確かに彼の歩んできた人生は過酷だった。映像では知り得ない、もっとひどいこともあっただろう。かといって、すべて周囲が悪い、環境のせいだとは私は思わない。彼にも何度もチャンスは訪れた。恋人は最後まで、彼を見捨てなかった。軽い知的障がいのある恋人とは、愛情というよりは「共依存」関係にあるように思えた。互いに、何かが欠けている相手をみて、この人には自分しかいないと安心する。本当の「愛」と呼べるかどうか。ただ、彼にとっては大きな支えだったと思う。彼女にとっても。
母親とは、ある程度の和解ができた。妹夫婦、ビックブラザー、元の里親。彼の悪いところを知りつつ、ありのままの彼を受け入れてくれた。それでも立ち直れなかったのは、彼の弱さだと思う。与えられたものを見ようとはせずに、与えられないものばかりを見てきた。大人になりきれなかった。いつまでも、他者に対して、自分に対して、社会に対して、甘えがあった。

どうすれば、自らの罪を認識して、二度と同じことを繰り返さないようにできるのか。罰を与えるのは易しい。しかし、真の反省を引き出し、それを継続させることは困難だ。
自分を傷つけた外に原因がある。そのことばかりに捕らわれて、自分自身の罪をみようとはしない。
不幸な生い立ち。それで情状酌量になったとして、本当に彼のためになるだろうか。この先の人生も、自分には不幸な生い立ちがあるのだから、他人を不幸に陥れたとしても仕方がないと、言い訳しながら生きることにはつながらないだろうか。どんな理由があろうとも罪は罪。他人を傷つけていい理由にはならないと誰かがはっきり彼に教えるべきではなかったか。表面的な優しさばかりが、その人のためになるとは限らない。
やさしい人びとが、そのやさしさゆえに、彼を甘やかした。そのツケが結果的に無抵抗な幼いものに及んだとしたら、誰がその責任をとるのだろう。

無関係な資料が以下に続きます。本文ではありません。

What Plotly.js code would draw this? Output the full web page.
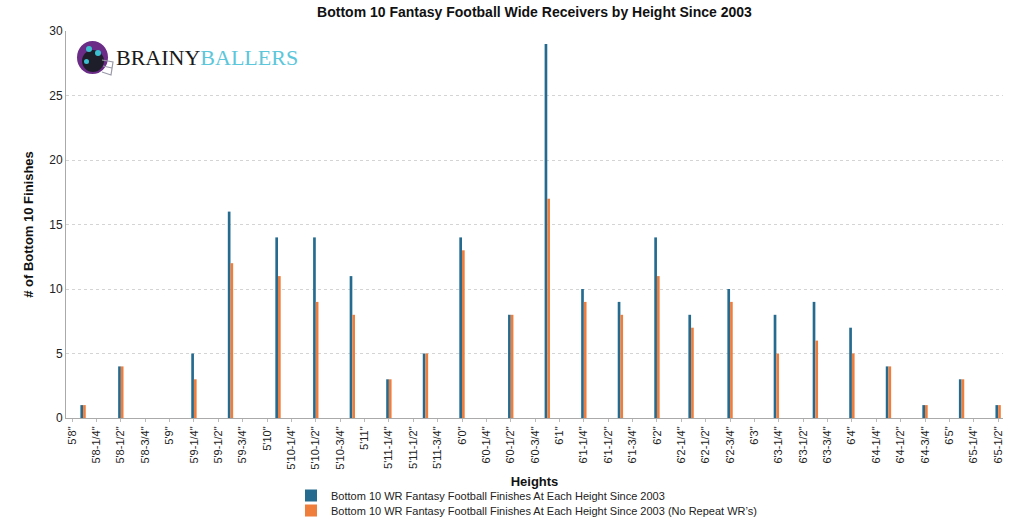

子どもの心に「闇」を与えてはいけない。そして、一度深く傷つけられた子どもには、大人たちが責任をもって、ケアしていく必要がある。それを怠れば、闇はもっと深く、そして広がる。世界中のたくさんのスティーヴィ。私たちの隣にもスティーヴィがいる。私は彼に何ができるだろう。

最後に、スティーヴィがなぜ、このドキュメンタリー映画を撮ることを承諾したのか。かつてビックブラザーとして自分に関わってくれたスティーブ・ジェイムズ(監督)と一緒にいられると思ったから。その理由が切ない。